Na Europa, as grandes coleções - antiquários, gabinetes de curiosidades e galerias de retratos - tinham como objetivo atrair a admiração pela riqueza e pelo exotismo dos exemplares. Exibidas para um público muito seleto, eram organizadas segundo a predileção pessoal do colecionador. Os primeiros museus abertos ao público nasceram nos séculos XVIII e XIX. Foram abertas ao público essas coleções, que acumulavam, classificavam e expunham com intenção enciclopédica e universalista, o conhecimento humano da época, com o propósito de se constituírem em templos do saber, da riqueza e do poder das nações que representavam. Nessas instituições já eram desenvolvidas atividades classificatórias e educativas. Critérios seletivos pessoais foram substituídos por discussões metodológicas, e práticas de conservação, exposição e segurança foram implementadas (SANTOS, 2002).

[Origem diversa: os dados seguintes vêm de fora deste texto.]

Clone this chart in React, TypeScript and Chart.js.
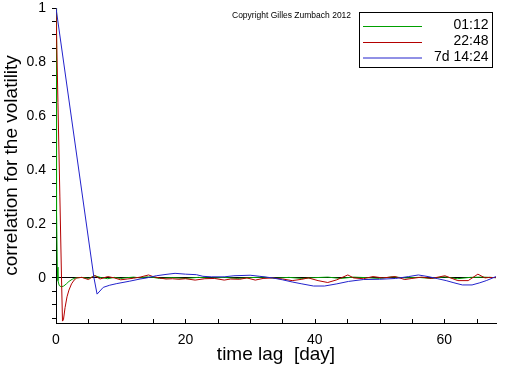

Na atualidade, para a criação de museus no Brasil, devem ser seguidos alguns procedimentos definidos pelo Estatuto de Museus, Lei nº 11.904, de 11 de julho de 2009, regulamentado pelo Decreto nº 8.124, de 17 de outubro de 2013.

Exemplos goianos

Os museus podem ser caracterizados por variados tipos de acervo. Em Goiás, especialmente em Goiânia, são encontradas instituições que se denominam museus com acervos que vão de artes às ciências biológicas. São elas:

  • Instituto Hidasi– Museu da Biodiversidade;
  • Museu de Zoologia e Ornitologia do Parque Zoológico;
  • Museu Goiano Professor Zoroastro Artiaga;
  • Museu de Arte de Goiânia;
  • Museu Antropológico da UFG;
  • Museu da Imagem e do Som de Goiás;
  • Museu de Arte Contemporânea de Goiás;
  • Museu Pedro Ludovico Teixeira;
  • Museu de Morfologia Arlindo Coelho de Souza (ICB/ UFG);
  • Centro Cultural Jesco Puttkamer – PUC-GO;
  • Planetário da UFG;
  • Vila Cultural Cora Coralina;
  • Memorial do Cerrado;
  • Museu Carpológico do Jardim Botânico Amália Hermano Teixeira;\
  • Instituto Histórico Geográfico de Goiás;
  • Centro Cultural UFG;
  • Instituto de Pesquisas e Estudos Históricos do Brasil Central;
  • Academia Feminina de Letras e Artes de Goiás;
  • Academia Goiana de Letras.

Museus de Goiânia

Sugestão de atividade:
Escolha um desses museus, ou outro de sua localidade, e faça sua própria análise do contexto político-ideológico de sua criação.